I wonder if we might not strengthen Hanley’s argument here by considering briefly the historical circumstances surrounding Smith’s final revisions. Hanley rightly draws attention to Smith’s political correspondence with Edmund Burke. But much more can be done with this connection. Burke resigned his office in the midst of a profound crisis of the nation. The Atlantic empire that Smith had spent so much time analyzing in The Wealth of Nations was in shambles after the American victory at Yorktown in 1781. Yet this disaster was also a moment of great opportunity for reformers.

When William Pitt the Younger took charge of the government in 1784, a new liberal era seemed at hand. Pitt and Burke led the charge to reform the East India Company. The abolitionist movement was launched by William Wilberforce and his evangelical allies. Pitt orchestrated the free trade treaty with France in 1786 and pushed for one with Ireland as well though the latter was unsuccessful. Pitt himself seemed a new breed of politician, personally austere, and an avowed opponent of luxury and corruption (Hilton, Mori).2 Pitt was probably not alone. At least one historian has argued that the British aristocracy in fact reinvented itself during the decades after Yorktown to become a service elite.3

It should come as no surprise then that Smith thought highly of Pitt and his government. He wrote to the MP Henry Beaufoy in 1786: “I think myself much honoured by the slightest mark of Mr. Pitt’s approbation. You may be assured that the long and strict friendship in which I have lived with some of his opponents, does not hinder me from discerning courage, activity, probity, and public spirit in the great outlines of his administration.”4 In another letter to Pitt’s right hand man Henry Dundas in the wake of the Regency crisis of 1788, he continued to praise the “firmness, propriety and prudence of every part of your young friend’s conduct” (CAS 318). Clearly, the sentiments were reciprocated. When Dundas invited Smith to visit his suburban villa in Wimbledon, he assured Smith that there would be “time to discuss all [sic] your Books with you every Evening” (CAS 267).

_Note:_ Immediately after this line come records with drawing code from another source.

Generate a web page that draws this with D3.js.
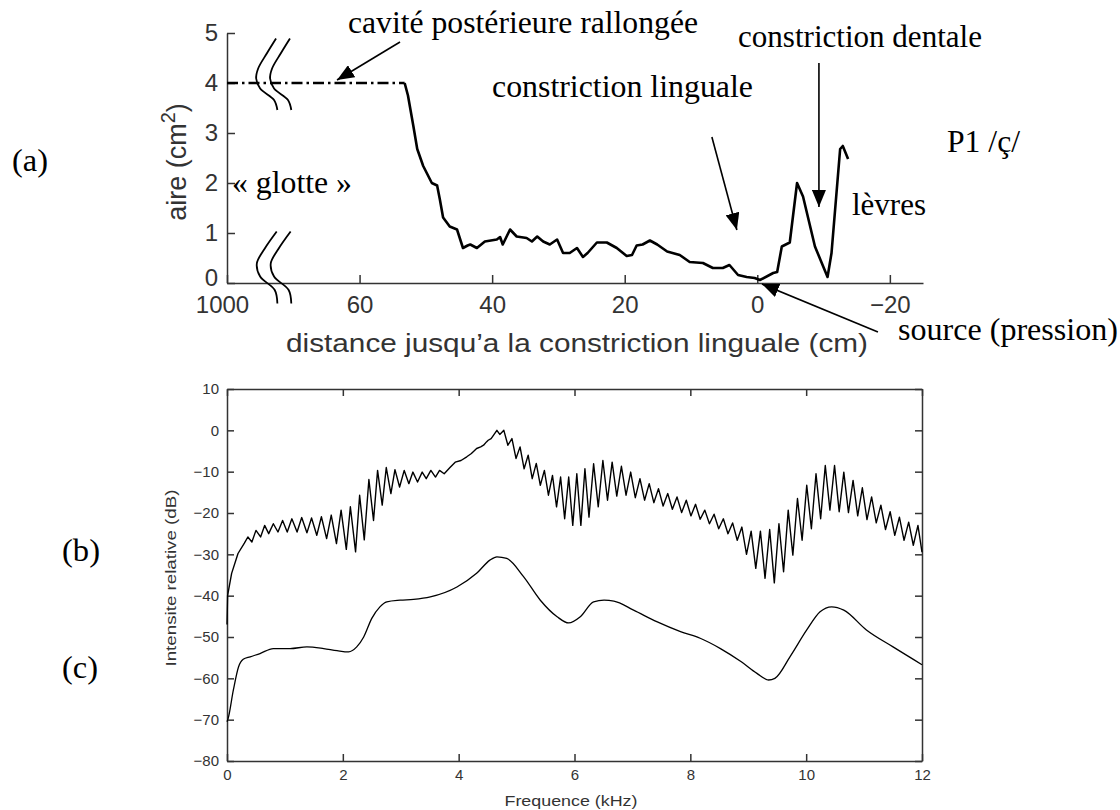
<!DOCTYPE html>
<html><head><meta charset="utf-8">
<script src="https://cdn.jsdelivr.net/npm/d3@7"></script>
<style>
body{margin:0;background:#fff;}
svg{display:block;}
.serif{font-family:"Liberation Serif","Times New Roman",serif;fill:#000;font-size:31px;}
.sans{font-family:"Liberation Sans",Arial,sans-serif;fill:#333;}
</style></head><body>
<svg id="chart" width="1120" height="810"></svg>
<script>
// ---------- DATA (a): area function ----------
const distTicks = [80, 60, 40, 20, 0, -20];
const distTickLabels = ["1000", "60", "40", "20", "0", "\u221220"];
const areaTicks = [0, 1, 2, 3, 4, 5];
const cavityX = [80, 53.2];
const cavityY = [4.0, 4.0];
const areaX = [53.2,52.7,51.9,51.3,50.4,49.1,48.3,47.9,47.4,46.4,45.3,44.4,43.7,43.3,42.3,41.1,39.3,38.8,38.4,37.3,36.3,34.8,34.0,33.2,32.3,31.3,30.2,29.3,28.3,27.2,26.3,25.6,24.2,22.7,21.2,19.7,18.9,18.2,17.3,16.2,15.1,13.6,11.7,10.2,8.2,6.7,5.2,4.2,2.9,1.6,0.4,-0.4,-2.4,-3.0,-3.7,-4.9,-6.0,-6.9,-8.7,-10.6,-11.2,-12.5,-12.9,-13.7];
const areaY = [4.0,3.75,3.15,2.68,2.34,2.0,1.95,1.68,1.31,1.13,1.07,0.70,0.75,0.77,0.70,0.83,0.87,0.92,0.77,1.07,0.93,0.90,0.83,0.93,0.83,0.77,0.87,0.60,0.60,0.70,0.52,0.60,0.81,0.81,0.70,0.54,0.56,0.75,0.77,0.85,0.77,0.63,0.56,0.42,0.40,0.30,0.30,0.36,0.16,0.12,0.10,0.06,0.20,0.22,0.73,0.81,2.0,1.73,0.73,0.12,0.60,2.68,2.74,2.48];

// ---------- DATA (b),(c): spectra ----------
const freqTicks = [0, 2, 4, 6, 8, 10, 12];
const dbTicks = [10, 0, -10, -20, -30, -40, -50, -60, -70, -80];
const spectrumB = [
[0.00,-47],[0.01,-40],[0.08,-34.6],[0.19,-29.8],[0.30,-27.3],
[0.36,-25.8],[0.43,-27.0],[0.50,-24.2],[0.58,-25.8],[0.65,-23.0],[0.72,-25.0],[0.80,-22.6],[0.88,-24.6],[0.96,-21.8],[1.04,-24.6],
[1.12,-21.4],[1.21,-24.6],[1.29,-21.1],[1.38,-24.8],[1.46,-21.2],[1.55,-25.4],[1.63,-20.9],[1.72,-26.2],[1.80,-20.5],[1.89,-27.4],
[1.97,-19.3],[2.06,-28.8],[2.13,-18.5],[2.22,-29.4],[2.29,-15.7],[2.37,-26.5],[2.45,-11.9],[2.53,-21.8],[2.60,-9.7],[2.68,-18.1],
[2.75,-9.0],[2.83,-15.3],[2.90,-9.5],[2.98,-13.7],[3.06,-9.7],[3.14,-12.9],[3.21,-10.1],[3.29,-12.5],[3.37,-10.1],[3.44,-11.7],
[3.52,-9.7],[3.60,-11.3],[3.67,-9.7],[3.75,-10.5],[3.85,-9.0],[3.94,-7.7],[4.04,-7.3],[4.14,-6.4],[4.22,-5.6],[4.31,-4.4],
[4.38,-4.0],[4.43,-3.6],[4.48,-2.8],[4.51,-2.4],[4.56,-2.0],[4.60,-1.2],[4.66,0],[4.71,-1.0],[4.78,0],[4.85,-3.6],
[4.92,-2.0],[4.99,-6.8],[5.06,-4.0],[5.13,-9.3],[5.20,-6.0],[5.27,-11.7],[5.34,-8.0],[5.41,-13.3],[5.48,-9.7],[5.55,-15.7],
[5.62,-10.9],[5.69,-18.5],[5.76,-11.3],[5.83,-21.4],[5.90,-11.3],[5.97,-23.0],[6.04,-10.5],[6.11,-23.0],[6.18,-9.3],[6.25,-21.0],
[6.33,-8.1],[6.41,-18.5],[6.49,-7.3],[6.57,-16.9],[6.65,-7.7],[6.73,-15.9],[6.81,-8.7],[6.89,-15.7],[6.97,-10.1],[7.05,-16.3],
[7.13,-11.7],[7.21,-16.9],[7.29,-12.9],[7.37,-17.5],[7.45,-14.1],[7.53,-18.3],[7.61,-15.3],[7.69,-19.1],[7.77,-16.1],[7.85,-19.9],
[7.93,-16.9],[8.01,-20.7],[8.09,-17.9],[8.17,-21.5],[8.25,-19.3],[8.33,-22.6],[8.41,-20.3],[8.49,-23.8],[8.57,-21.4],[8.65,-25.0],
[8.73,-22.4],[8.81,-26.6],[8.89,-23.4],[8.97,-30.0],[9.05,-24.4],[9.13,-33.4],[9.21,-24.4],[9.29,-35.8],[9.37,-24.0],[9.45,-36.9],
[9.53,-22.6],[9.61,-34.2],[9.69,-19.3],[9.77,-30.2],[9.85,-16.5],[9.93,-26.6],[10.01,-13.3],[10.09,-23.8],[10.17,-10.5],[10.25,-21.4],
[10.33,-8.5],[10.41,-19.3],[10.49,-8.5],[10.57,-19.7],[10.65,-10.1],[10.73,-19.9],[10.81,-12.1],[10.89,-20.7],[10.97,-13.9],[11.05,-21.6],
[11.13,-16.1],[11.21,-22.4],[11.29,-18.1],[11.37,-24.0],[11.45,-19.7],[11.53,-25.4],[11.61,-21.0],[11.69,-26.6],[11.77,-22.2],[11.85,-27.8],
[11.93,-23.0],[12.0,-29.5]
];
const spectrumC = [
[0,-70.5],[0.02,-69.7],[0.11,-62.8],[0.20,-57.2],[0.28,-55.4],[0.40,-54.8],[0.57,-54.0],[0.80,-52.8],[1.09,-52.8],[1.38,-52.4],
[1.67,-52.8],[1.90,-53.3],[2.10,-53.6],[2.24,-52.4],[2.36,-50.0],[2.50,-45.5],[2.64,-42.7],[2.76,-41.5],[2.99,-41.1],[3.22,-40.9],
[3.51,-40.3],[3.97,-37.9],[4.31,-34.6],[4.54,-31.4],[4.66,-30.6],[4.83,-31.0],[5.12,-35.4],[5.41,-41.1],[5.70,-45.1],[5.90,-46.6],
[6.10,-45.1],[6.33,-41.5],[6.51,-41.1],[6.68,-41.3],[7.02,-43.5],[7.42,-46.3],[7.83,-48.7],[8.17,-50.3],[8.52,-52.8],[8.88,-56.0],
[9.15,-58.8],[9.35,-60.4],[9.46,-60.0],[9.72,-54.8],[10.01,-48.3],[10.24,-43.9],[10.44,-42.7],[10.65,-43.5],[11.04,-48.3],[11.50,-52.4],
[12.0,-56.7]
];

// axis-break marks (in data units of chart a)
const breakUpper = [[72.6,4.89],[74.0,4.59],[75.3,4.29],[75.6,4.09],[75.0,3.89],[72.9,3.66],[72.4,3.46]];
const breakLower = [[72.5,1.03],[74.3,0.69],[75.5,0.39],[75.0,0.13],[72.8,-0.14],[72.4,-0.41]];
const breakShift = [0, -2.1];

// annotation arrows (data units of chart a)
const arrows = [
  {from:[53.9,4.82], to:[63.4,4.06]},
  {from:[6.85,2.92], to:[3.08,1.06]},
  {from:[-9.3,4.40], to:[-9.3,1.52]},
  {from:[-18.2,-0.98], to:[-0.7,-0.02]}
];

// ---------- DRAW ----------
const svg = d3.select("#chart");
svg.append("rect").attr("width",1120).attr("height",810).attr("fill","#fff");

const defs = svg.append("defs");
defs.append("marker").attr("id","ah").attr("markerUnits","userSpaceOnUse")
  .attr("markerWidth",18).attr("markerHeight",14).attr("refX",17).attr("refY",7)
  .attr("orient","auto")
  .append("path").attr("d","M0,0 L17,7 L0,14 Z").attr("fill","#000");

// ===== chart (a) =====
const xA = d3.scaleLinear().domain([80,-25]).range([227,923]);
const yA = d3.scaleLinear().domain([0,5]).range([283,33]);

function styleAxis(g, fs){
  g.selectAll(".domain").attr("stroke","#333").attr("stroke-width",1.5);
  g.selectAll(".tick line").attr("stroke","#333").attr("stroke-width",1.5);
  g.selectAll(".tick text").attr("fill","#333").attr("font-size",fs)
    .attr("font-family","'Liberation Sans',Arial,sans-serif");
}

const gxA = svg.append("g").attr("transform","translate(0,283)")
  .call(d3.axisBottom(xA).tickValues(distTicks).tickFormat((d,i)=>distTickLabels[i])
    .tickSizeInner(-8).tickSizeOuter(0).tickPadding(13));
styleAxis(gxA, 24);
gxA.selectAll(".tick text").filter(d=>d===80).attr("dx",-5);

const gyA = svg.append("g").attr("transform","translate(227,0)")
  .call(d3.axisLeft(yA).tickValues(areaTicks).tickFormat(d3.format("d"))
    .tickSizeInner(-8).tickSizeOuter(0).tickPadding(9));
styleAxis(gyA, 24);
gyA.selectAll(".tick text").filter(d=>d===0).attr("dy","0.1em");

// axis labels
const yl = svg.append("text").attr("class","sans").attr("font-size",27)
  .attr("text-anchor","middle").attr("transform","translate(186,162) rotate(-90)");
yl.append("tspan").text("aire (cm");
yl.append("tspan").attr("font-size",20).attr("dy",-11).text("2");
yl.append("tspan").attr("dy",11).text(")");

svg.append("text").attr("class","sans").attr("font-size",25)
  .attr("x",577).attr("y",352).attr("text-anchor","middle")
  .attr("textLength",582).attr("lengthAdjust","spacingAndGlyphs")
  .text("distance jusqu\u2019a la constriction linguale (cm)");

// dash-dot extended cavity
const lineA = d3.line().x(d=>xA(d[0])).y(d=>yA(d[1]));
svg.append("path").datum(cavityX.map((v,i)=>[v,cavityY[i]]))
  .attr("d",lineA).attr("fill","none").attr("stroke","#000")
  .attr("stroke-width",2.6).attr("stroke-dasharray","11,4,2.5,4");

// area function
svg.append("path").datum(areaX.map((v,i)=>[v,areaY[i]]))
  .attr("d",lineA).attr("fill","none").attr("stroke","#000")
  .attr("stroke-width",2.6).attr("stroke-linejoin","round");

// break marks
const breakLine = d3.line().x(d=>xA(d[0])).y(d=>yA(d[1])).curve(d3.curveCatmullRom);
[breakUpper, breakLower].forEach(shape=>{
  breakShift.forEach(s=>{
    svg.append("path").datum(shape.map(p=>[p[0]+s,p[1]]))
      .attr("d",breakLine).attr("fill","none").attr("stroke","#000").attr("stroke-width",1.8);
  });
});

// arrows
arrows.forEach(a=>{
  svg.append("line")
    .attr("x1",xA(a.from[0])).attr("y1",yA(a.from[1]))
    .attr("x2",xA(a.to[0])).attr("y2",yA(a.to[1]))
    .attr("stroke","#000").attr("stroke-width",1.6).attr("marker-end","url(#ah)");
});

// annotation texts
const notes = [
  {t:"cavit\u00e9 post\u00e9rieure rallong\u00e9e", x:348, y:33, w:350},
  {t:"constriction linguale", x:492, y:97, w:261},
  {t:"constriction dentale", x:738, y:47, w:244},
  {t:"P1 /\u00e7/", x:947, y:152, w:73},
  {t:"l\u00e8vres", x:852, y:215, w:74},
  {t:"\u00ab glotte \u00bb", x:232, y:193, w:120},
  {t:"source (pression)", x:898, y:340, w:220},
  {t:"(a)", x:12, y:171, w:36},
  {t:"(b)", x:62, y:561, w:38},
  {t:"(c)", x:62, y:678, w:36}
];
notes.forEach(n=>{
  svg.append("text").attr("class","serif").attr("x",n.x).attr("y",n.y)
    .attr("textLength",n.w).attr("lengthAdjust","spacingAndGlyphs").text(n.t);
});

// ===== chart (b)/(c) =====
const xB = d3.scaleLinear().domain([0,12]).range([227,922]);
const yB = d3.scaleLinear().domain([-80,10]).range([761,389]);

const gxB = svg.append("g").attr("transform","translate(0,761)")
  .call(d3.axisBottom(xB).tickValues(freqTicks).tickFormat(d3.format("d"))
    .tickSizeInner(-7).tickSizeOuter(0).tickPadding(8));
styleAxis(gxB, 15);
const gyB = svg.append("g").attr("transform","translate(227,0)")
  .call(d3.axisLeft(yB).tickValues(dbTicks).tickSizeInner(-7).tickSizeOuter(0).tickPadding(8));
styleAxis(gyB, 15);
const gtB = svg.append("g").attr("transform","translate(0,389)")
  .call(d3.axisTop(xB).tickValues(freqTicks).tickFormat("").tickSizeInner(-7).tickSizeOuter(0));
styleAxis(gtB, 15);
const grB = svg.append("g").attr("transform","translate(922,0)")
  .call(d3.axisRight(yB).tickValues(dbTicks).tickFormat("").tickSizeInner(-7).tickSizeOuter(0));
styleAxis(grB, 15);

svg.append("text").attr("class","sans").attr("font-size",15)
  .attr("text-anchor","middle").attr("transform","translate(176,578) rotate(-90)")
  .attr("textLength",177).attr("lengthAdjust","spacingAndGlyphs")
  .text("Intensite relative (dB)");
svg.append("text").attr("class","sans").attr("font-size",15)
  .attr("x",571).attr("y",806).attr("text-anchor","middle")
  .attr("textLength",133).attr("lengthAdjust","spacingAndGlyphs")
  .text("Frequence (kHz)");

const lineB = d3.line().x(d=>xB(d[0])).y(d=>yB(d[1]));
svg.append("path").datum(spectrumB).attr("d",lineB)
  .attr("fill","none").attr("stroke","#000").attr("stroke-width",1.4)
  .attr("stroke-linejoin","round");
const lineC = d3.line().x(d=>xB(d[0])).y(d=>yB(d[1])).curve(d3.curveMonotoneX);
svg.append("path").datum(spectrumC).attr("d",lineC)
  .attr("fill","none").attr("stroke","#000").attr("stroke-width",1.3);
</script>
</body></html>
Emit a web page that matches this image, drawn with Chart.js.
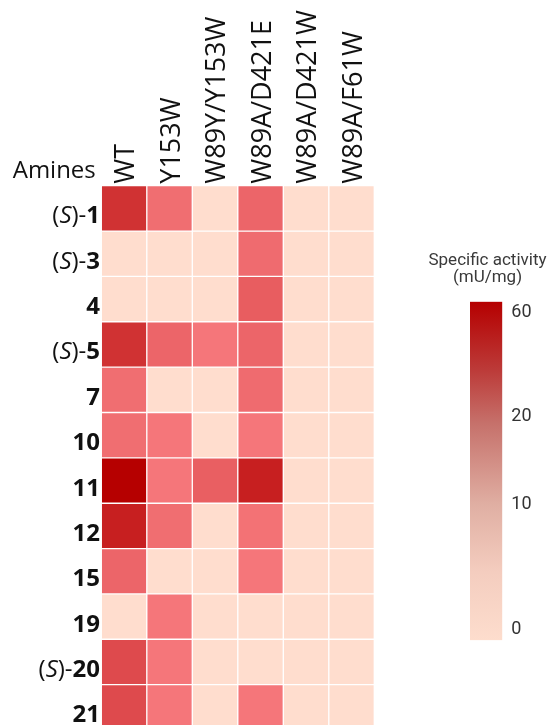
<!DOCTYPE html>
<html>
<head>
<meta charset="utf-8">
<script src="https://cdn.jsdelivr.net/npm/chart.js@4.4.1/dist/chart.umd.min.js"></script>
<style>
  html, body { margin: 0; padding: 0; background: #fff; overflow: hidden; }
  #wrap { position: relative; width: 552px; height: 725px; }
  #heat { position: absolute; left: 0; top: 0; }
  #scale { position: absolute; left: 420px; top: 240px; }
</style>
</head>
<body>
<div id="wrap">
  <canvas id="heat" width="380" height="745"></canvas>
  <canvas id="scale" width="132" height="420"></canvas>
</div>
<script>
const amines = ['(S)-1', '(S)-3', '4', '(S)-5', '7', '10', '11', '12', '15', '19', '(S)-20', '21'];
const variants = ['WT', 'Y153W', 'W89Y/Y153W', 'W89A/D421E', 'W89A/D421W', 'W89A/F61W'];

// specific activity (mU/mg), one row per amine, columns in variant order
const activity = [
  [36, 7, 0, 11, 0, 0],
  [0, 0, 0, 8, 0, 0],
  [0, 0, 0, 15, 0, 0],
  [36, 11, 3, 11, 0, 0],
  [7, 0, 0, 8, 0, 0],
  [7, 3, 0, 3, 0, 0],
  [60, 3, 14, 45, 0, 0],
  [45, 7, 0, 5, 0, 0],
  [11, 0, 0, 3, 0, 0],
  [0, 3, 0, 0, 0, 0],
  [24, 3, 0, 0, 0, 0],
  [24, 3, 0, 3, 0, 0],
];

// colour bar labels and where they sit on the bar (0 = bottom, 1 = top)
const scaleTicks = [0, 10, 20, 60];
const scaleBreaks = [0, 0.3925, 0.673, 1];
const scaleLo = -0.035, scaleHi = 1.035;

function cellColor(v) {
  if (v <= 0) return '#FFDDCE';
  const f = Math.min(v / 60, 1);
  const lo = [248, 124, 128], hi = [182, 0, 0];
  const c = lo.map((a, i) => Math.round(a + (hi[i] - a) * f));
  return `rgb(${c[0]},${c[1]},${c[2]})`;
}

const rowLabels = {
  id: 'rowLabels',
  afterDraw(chart) {
    const ctx = chart.ctx;
    const y = chart.scales.y;
    const right = chart.chartArea.left - 1.3;
    ctx.save();
    ctx.fillStyle = '#111';
    ctx.textBaseline = 'alphabetic';
    ctx.textAlign = 'left';
    ctx.font = '24px "Open Sans"';
    ctx.fillText('Amines', 12.7, 178);

    amines.forEach((name, r) => {
      const m = name.match(/^\(S\)-(.*)$/);
      const parts = m
        ? [['(', ''], ['S', 'italic '], [')-', ''], [m[1], 'bold ']]
        : [[name, 'bold ']];
      let total = 0;
      const widths = parts.map(([t, style]) => {
        ctx.font = style + '24px "Open Sans"';
        const w = ctx.measureText(t).width;
        total += w;
        return w;
      });
      let x = right - total;
      const base = y.getPixelForValue(r + 0.5) + 15;
      parts.forEach(([t, style], i) => {
        ctx.font = style + '24px "Open Sans"';
        ctx.fillText(t, x, base);
        x += widths[i];
      });
    });
    ctx.restore();
  }
};

new Chart(document.getElementById('heat'), {
  type: 'bar',
  data: {
    labels: variants,
    datasets: amines.map((name, r) => ({
      label: name,
      data: variants.map(() => 1),
      backgroundColor: activity[r].map(cellColor),
      borderColor: 'rgba(255,255,255,0.13)',
      borderWidth: 1,
      borderSkipped: false,
      barPercentage: 1,
      categoryPercentage: 1,
    })),
  },
  options: {
    responsive: false,
    animation: false,
    layout: { padding: { left: 0, right: 5.7, top: 0, bottom: 15 } },
    plugins: { legend: { display: false }, tooltip: { enabled: false } },
    scales: {
      x: {
        position: 'top',
        stacked: true,
        grid: { display: false, drawTicks: false },
        border: { display: false },
        ticks: {
          autoSkip: false,
          minRotation: 90,
          maxRotation: 90,
          padding: 2,
          labelOffset: 35,
          color: '#111',
          font: { family: 'Open Sans', size: 27 },
        },
        afterFit: s => { s.height = 185.7; },
      },
      y: {
        stacked: true,
        reverse: true,
        min: 0,
        max: amines.length,
        grid: { display: false, drawTicks: false },
        border: { display: false },
        ticks: { display: false },
        afterFit: s => { s.width = 101.3; },
      },
    },
  },
  plugins: [rowLabels],
});

const scaleTitle = {
  id: 'scaleTitle',
  afterDraw(chart) {
    const ctx = chart.ctx;
    ctx.save();
    ctx.fillStyle = '#3a3a3a';
    ctx.font = '17px Roboto';
    ctx.textAlign = 'center';
    ctx.textBaseline = 'alphabetic';
    ctx.fillText('Specific activity', 67.5, 25);
    ctx.fillText('(mU/mg)', 67.5, 42);
    ctx.restore();
  }
};

new Chart(document.getElementById('scale'), {
  type: 'bar',
  data: {
    labels: [''],
    datasets: [{
      data: [[scaleLo, scaleHi]],
      backgroundColor: c => {
        const a = c.chart.chartArea;
        if (!a) return null;
        const g = c.chart.ctx.createLinearGradient(0, a.top, 0, a.bottom);
        g.addColorStop(0, '#B50000');
        g.addColorStop(0.2, '#BC3A38');
        g.addColorStop(0.36, '#C6716B');
        g.addColorStop(0.6, '#E0AFA3');
        g.addColorStop(0.8, '#F4CDBF');
        g.addColorStop(1, '#FDDDCD');
        return g;
      },
      borderWidth: 0,
      barPercentage: 1,
      categoryPercentage: 1,
    }],
  },
  options: {
    responsive: false,
    animation: false,
    layout: { padding: { left: 50, right: 0, top: 61.7, bottom: 15 } },
    plugins: { legend: { display: false }, tooltip: { enabled: false } },
    scales: {
      x: { display: false },
      y: {
        position: 'right',
        min: scaleLo,
        max: scaleHi,
        grid: { display: false, drawTicks: false },
        border: { display: false },
        afterBuildTicks: s => { s.ticks = scaleBreaks.map(v => ({ value: v })); },
        ticks: {
          padding: 9,
          color: '#333',
          font: { family: 'Roboto', size: 18 },
          callback: (v, i) => scaleTicks[i],
        },
        afterFit: s => { s.width = 49.7; },
      },
    },
  },
  plugins: [scaleTitle],
});
</script>
</body>
</html>
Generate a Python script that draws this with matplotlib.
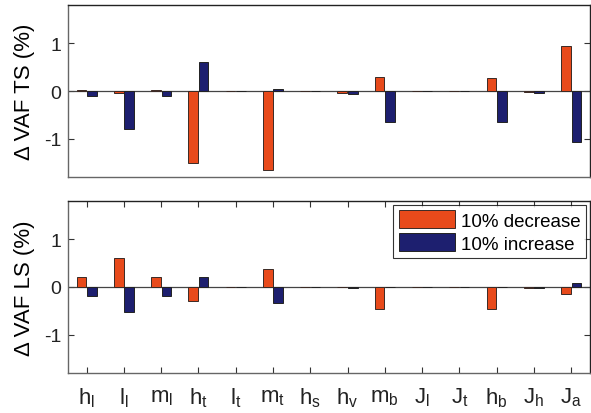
import numpy as np
import matplotlib.pyplot as plt

plt.rcParams['font.family'] = ['Liberation Sans', 'DejaVu Sans']
plt.rcParams['mathtext.fontset'] = 'custom'
plt.rcParams['mathtext.rm'] = 'Liberation Sans'
plt.rcParams['mathtext.it'] = 'Liberation Sans'

params = ['h_l', 'l_l', 'm_l', 'h_t', 'l_t', 'm_t', 'h_s', 'h_v',
          'm_b', 'J_l', 'J_t', 'h_b', 'J_h', 'J_a']
labels = [r'$\mathregular{%s}$' % p for p in params]

# VAF change, TS
ts_dec = [0.03, -0.05, 0.03, -1.51, 0.0, -1.66, 0.0, -0.05,
          0.285, 0.0, 0.0, 0.28, -0.03, 0.94]
ts_inc = [-0.10, -0.79, -0.10, 0.60, 0.0, 0.05, 0.0, -0.06,
          -0.65, 0.0, 0.0, -0.65, -0.04, -1.06]
# VAF change, LS
ls_dec = [0.20, 0.61, 0.20, -0.30, 0.0, 0.37, 0.0, 0.0,
          -0.47, 0.0, 0.0, -0.47, -0.02, -0.15]
ls_inc = [-0.19, -0.53, -0.19, 0.20, 0.0, -0.34, 0.0, -0.03,
          0.0, 0.0, 0.0, 0.0, -0.02, 0.08]

c_dec = '#E84A1B'
c_inc = '#1D1F6F'

x = np.arange(1, len(params) + 1)
w = 0.26
off = 0.14

fig = plt.figure(figsize=(5.91, 4.14), dpi=100)
ax1 = fig.add_axes([0.115, 0.570, 0.883, 0.4155])
ax2 = fig.add_axes([0.115, 0.0966, 0.883, 0.4155])

for ax, dec, inc, name in [(ax1, ts_dec, ts_inc, 'TS'), (ax2, ls_dec, ls_inc, 'LS')]:
    ax.bar(x - off, dec, w, color=c_dec, edgecolor='#3a2a25', linewidth=0.7,
           label='10% decrease', zorder=3)
    ax.bar(x + off, inc, w, color=c_inc, edgecolor='#222222', linewidth=0.7,
           label='10% increase', zorder=3)
    ax.axhline(0, color='#444444', linewidth=0.9, zorder=2)
    ax.set_xlim(0.5, 14.5)
    ax.set_ylim(-1.8, 1.8)
    ax.set_yticks([-1, 0, 1])
    ax.set_yticklabels(['-1', '0', '1'])
    ax.set_ylabel('\u0394 VAF %s (%%)' % name, fontsize=16, labelpad=6)
    ax.tick_params(axis='both', direction='in', length=4, width=0.8,
                   labelsize=14, colors='#333333', right=True, top=True)
    ax.tick_params(axis='y', labelcolor='#222222', pad=5)
    for s in ['left', 'bottom']:
        ax.spines[s].set_color('#666666')
    for s in ['top', 'right']:
        ax.spines[s].set_color('#222222')
    for s in ax.spines.values():
        s.set_linewidth(1.0)

ax1.set_xticks([])
ax2.set_xticks(x)
ax2.set_xticklabels(labels, fontsize=16, color='#222222')
ax2.tick_params(axis='x', pad=9)

leg = ax2.legend(loc='upper right', fontsize=13.5, frameon=True, fancybox=False,
                 edgecolor='black', handlelength=3.0, handleheight=1.1,
                 handletextpad=0.3, borderpad=0.3, labelspacing=0.2,
                 borderaxespad=0.2)
leg.get_frame().set_linewidth(0.8)

fig.savefig('out.png', dpi=100)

In short, the historical context here may provide a vital clue to Smith’s urgent wrestling in his last years with the question of how to synthesize pagan and Christian virtues. Might we not read Smith’s last revisions as an urgent commentary on the prospect and dangers of a new kind of politics: the liberal reform of empire?

  1. Samuel Fleischacker, On Adam Smith’s Wealth of Nations; a Philosophical Companion (Princeton: Princeton University Press, 2005), p. 111,115.
  2. Jennifer Mori, “The Political Theory of William Pitt the Younger,” History, Vol. 83, No. 270 (April 1998): 237-38; Boyd Hilton, A Mad, Bad, and Dangerous People? England 1783-1846 (Oxford: Oxford University Press, 2006), p. 116, 119.
  3. Linda Colley, Britons; Forging the Nation 1707-1837 (London: Pimlico, 1992), p. 168, 170.
  4. David Raynor, Adam Smith: Two Letters to Henry Beaufoy, MP, Scottish Journal of Political Economy, Vol. 43, No. 5 (November 1996): 586.